(COLLECTED MATERIAL)
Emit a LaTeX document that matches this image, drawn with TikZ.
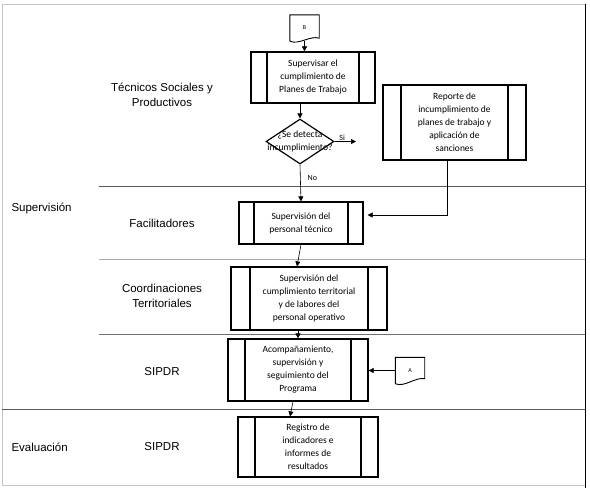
\documentclass[tikz,border=0pt]{standalone}
\usepackage{fontspec}
\setmainfont{Carlito}
\newfontfamily\lanefamily{Liberation Sans}
\usetikzlibrary{arrows.meta,shapes.geometric,calc}
\definecolor{framegray}{HTML}{C4C4C4}
\definecolor{lanedark}{HTML}{5A5A5A}
\definecolor{lanemid}{HTML}{707070}
\definecolor{lanelight}{HTML}{ACACAC}
\newcommand\procfont{\fontsize{9.5pt}{13pt}\selectfont}
\newcommand\lanefont{\lanefamily\fontsize{11.5pt}{15pt}\selectfont}
\tikzset{
  proc/.style={draw,line width=1.2pt,align=center,font=\procfont,inner sep=0pt,
    path picture={\draw[line width=1.2pt]
      ([xshift=#1]path picture bounding box.north west) -- ([xshift=#1]path picture bounding box.south west)
      ([xshift=-#1]path picture bounding box.north east) -- ([xshift=-#1]path picture bounding box.south east);}},
  decision/.style={diamond,draw,line width=1.2pt,inner sep=0pt,minimum width=68pt,minimum height=45pt},
  docnode/.style={inner sep=0pt,minimum width=29pt,minimum height=26pt,font=\fontsize{6pt}{7pt}\selectfont},
  docline/.style={line width=0.9pt},
  lane/.style={font=\lanefont,align=center},
  arrow/.style={-{Triangle[length=5pt,width=5pt]},line width=0.6pt},
  note/.style={font=\procfont,align=center},
  small/.style={font=\fontsize{8pt}{9pt}\selectfont,inner sep=1pt}
}

\begin{document}
\begin{tikzpicture}[x=1pt,y=-1pt]
  \useasboundingbox (0,0) rectangle (590,490);

  % swimlanes
  \draw[framegray] (585,4) -- (2,4) -- (2,485) -- (585,485);
  \draw[line width=0.9pt] (585,4) -- (585,488);
  \draw[lanedark] (99,186) -- (585,186);
  \draw[lanelight] (99,259) -- (585,259);
  \draw[lanemid] (99,334) -- (585,334);
  \draw[lanedark] (2,409) -- (585,409);

  \node[lane,anchor=west] (supv) at (8,208) {Supervisión};
  \node[lane,anchor=west] (eval) at (8,447) {Evaluación};
  \node[lane] (tec) at (162,95) {Técnicos Sociales y\\Productivos};
  \node[lane] (faclane) at (162,223) {Facilitadores};
  \node[lane] (coordlane) at (162,296) {Coordinaciones\\Territoriales};
  \node[lane] (siplane) at (162,372) {SIPDR};
  \node[lane] (evallane) at (162,447) {SIPDR};

  % flow
  \node[docnode] (B) at (304.5,28) {B};
  \draw[docline] (B.south west) -- (B.north west) -- (B.north east) -- ([yshift=3pt]B.south east)
    .. controls ([xshift=-9pt,yshift=6pt]B.south east) and ([xshift=9pt,yshift=-4pt]B.south west) .. (B.south west);
  \node[proc=16pt,minimum width=124pt,minimum height=51pt] (sup) at (313,77.5) {Supervisar el\\cumplimiento de\\Planes de Trabajo};
  \node[decision,label={[note]center:{¿Se detecta\\incumplimiento?}}] (dec) at (300,141.5) {};
  \node[proc=18pt,minimum width=143pt,minimum height=75pt] (rep) at (454.5,122.5) {Reporte de\\incumplimiento de\\planes de trabajo y\\aplicación de\\sanciones};
  \coordinate (siend) at (356,141.5);
  \node[proc=15pt,minimum width=124pt,minimum height=42pt] (fac) at (301,223) {Supervisión del\\personal técnico};
  \node[proc=19pt,minimum width=156pt,minimum height=63pt] (coord) at (309,298.5) {Supervisión del\\cumplimiento territorial\\y de labores del\\personal operativo};
  \node[proc=17pt,minimum width=140pt,minimum height=62pt] (sip) at (298,370) {Acompañamiento,\\supervisión y\\seguimiento del\\Programa};
  \node[docnode] (A) at (410,370.5) {A};
  \draw[docline] (A.south west) -- (A.north west) -- (A.north east) -- ([yshift=5pt]A.south east)
    .. controls ([xshift=-9pt,yshift=7pt]A.south east) and ([xshift=9pt,yshift=-4pt]A.south west) .. (A.south west);
  \node[proc=17pt,minimum width=140pt,minimum height=60pt] (reg) at (308,447) {Registro de\\indicadores e\\informes de\\resultados};

  \draw[arrow] (B.south) -- (B.south |- sup.north);
  \draw[arrow] (dec.north |- sup.south) -- (dec.north);
  \draw[arrow] (dec.east) -- node[small,above,pos=0.35] {Si} (siend);
  \draw[arrow] (dec.south) -- node[small,right=6pt,pos=0.35] {No} (fac.north);
  \draw[arrow] ([xshift=-7.5pt]rep.south) |- ([xshift=4pt,yshift=8pt]fac.east);
  \draw[arrow] (fac.south) -- ([xshift=-4pt]fac.south |- coord.north);
  \draw[arrow] (sip.north |- coord.south) -- (sip.north);
  \draw[arrow] (A.west) -- (A.west -| sip.east);
  \draw[arrow] ([xshift=-5pt]sip.south) -- ([xshift=-18pt]reg.north);
\end{tikzpicture}
\end{document}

(REQUIRED TASK) Write out the material above once more, exactly as it reads, with no pictures.

(SOLVED PROBLEM)
Emit a LaTeX document that matches this image, drawn with TikZ.
\documentclass[tikz,border=0pt]{standalone}
\usepackage{fontspec}
\setmainfont{Carlito}
\newfontfamily\lanefamily{Liberation Sans}
\usetikzlibrary{arrows.meta,shapes.geometric,calc}
\definecolor{framegray}{HTML}{C4C4C4}
\definecolor{lanedark}{HTML}{5A5A5A}
\definecolor{lanemid}{HTML}{707070}
\definecolor{lanelight}{HTML}{ACACAC}
\newcommand\procfont{\fontsize{9.5pt}{13pt}\selectfont}
\newcommand\lanefont{\lanefamily\fontsize{11.5pt}{15pt}\selectfont}
\tikzset{
  proc/.style={draw,line width=1.2pt,align=center,font=\procfont,inner sep=0pt,
    path picture={\draw[line width=1.2pt]
      ([xshift=#1]path picture bounding box.north west) -- ([xshift=#1]path picture bounding box.south west)
      ([xshift=-#1]path picture bounding box.north east) -- ([xshift=-#1]path picture bounding box.south east);}},
  decision/.style={diamond,draw,line width=1.2pt,inner sep=0pt,minimum width=68pt,minimum height=45pt},
  docnode/.style={inner sep=0pt,minimum width=29pt,minimum height=26pt,font=\fontsize{6pt}{7pt}\selectfont},
  docline/.style={line width=0.9pt},
  lane/.style={font=\lanefont,align=center},
  arrow/.style={-{Triangle[length=5pt,width=5pt]},line width=0.6pt},
  note/.style={font=\procfont,align=center},
  small/.style={font=\fontsize{8pt}{9pt}\selectfont,inner sep=1pt}
}

\begin{document}
\begin{tikzpicture}[x=1pt,y=-1pt]
  \useasboundingbox (0,0) rectangle (590,490);

  % swimlanes
  \draw[framegray] (585,4) -- (2,4) -- (2,485) -- (585,485);
  \draw[line width=0.9pt] (585,4) -- (585,488);
  \draw[lanedark] (99,186) -- (585,186);
  \draw[lanelight] (99,259) -- (585,259);
  \draw[lanemid] (99,334) -- (585,334);
  \draw[lanedark] (2,409) -- (585,409);

  \node[lane,anchor=west] (supv) at (8,208) {Supervisión};
  \node[lane,anchor=west] (eval) at (8,447) {Evaluación};
  \node[lane] (tec) at (162,95) {Técnicos Sociales y\\Productivos};
  \node[lane] (faclane) at (162,223) {Facilitadores};
  \node[lane] (coordlane) at (162,296) {Coordinaciones\\Territoriales};
  \node[lane] (siplane) at (162,372) {SIPDR};
  \node[lane] (evallane) at (162,447) {SIPDR};

  % flow
  \node[docnode] (B) at (304.5,28) {B};
  \draw[docline] (B.south west) -- (B.north west) -- (B.north east) -- ([yshift=3pt]B.south east)
    .. controls ([xshift=-9pt,yshift=6pt]B.south east) and ([xshift=9pt,yshift=-4pt]B.south west) .. (B.south west);
  \node[proc=16pt,minimum width=124pt,minimum height=51pt] (sup) at (313,77.5) {Supervisar el\\cumplimiento de\\Planes de Trabajo};
  \node[decision,label={[note]center:{¿Se detecta\\incumplimiento?}}] (dec) at (300,141.5) {};
  \node[proc=18pt,minimum width=143pt,minimum height=75pt] (rep) at (454.5,122.5) {Reporte de\\incumplimiento de\\planes de trabajo y\\aplicación de\\sanciones};
  \coordinate (siend) at (356,141.5);
  \node[proc=15pt,minimum width=124pt,minimum height=42pt] (fac) at (301,223) {Supervisión del\\personal técnico};
  \node[proc=19pt,minimum width=156pt,minimum height=63pt] (coord) at (309,298.5) {Supervisión del\\cumplimiento territorial\\y de labores del\\personal operativo};
  \node[proc=17pt,minimum width=140pt,minimum height=62pt] (sip) at (298,370) {Acompañamiento,\\supervisión y\\seguimiento del\\Programa};
  \node[docnode] (A) at (410,370.5) {A};
  \draw[docline] (A.south west) -- (A.north west) -- (A.north east) -- ([yshift=5pt]A.south east)
    .. controls ([xshift=-9pt,yshift=7pt]A.south east) and ([xshift=9pt,yshift=-4pt]A.south west) .. (A.south west);
  \node[proc=17pt,minimum width=140pt,minimum height=60pt] (reg) at (308,447) {Registro de\\indicadores e\\informes de\\resultados};

  \draw[arrow] (B.south) -- (B.south |- sup.north);
  \draw[arrow] (dec.north |- sup.south) -- (dec.north);
  \draw[arrow] (dec.east) -- node[small,above,pos=0.35] {Si} (siend);
  \draw[arrow] (dec.south) -- node[small,right=6pt,pos=0.35] {No} (fac.north);
  \draw[arrow] ([xshift=-7.5pt]rep.south) |- ([xshift=4pt,yshift=8pt]fac.east);
  \draw[arrow] (fac.south) -- ([xshift=-4pt]fac.south |- coord.north);
  \draw[arrow] (sip.north |- coord.south) -- (sip.north);
  \draw[arrow] (A.west) -- (A.west -| sip.east);
  \draw[arrow] ([xshift=-5pt]sip.south) -- ([xshift=-18pt]reg.north);
\end{tikzpicture}
\end{document}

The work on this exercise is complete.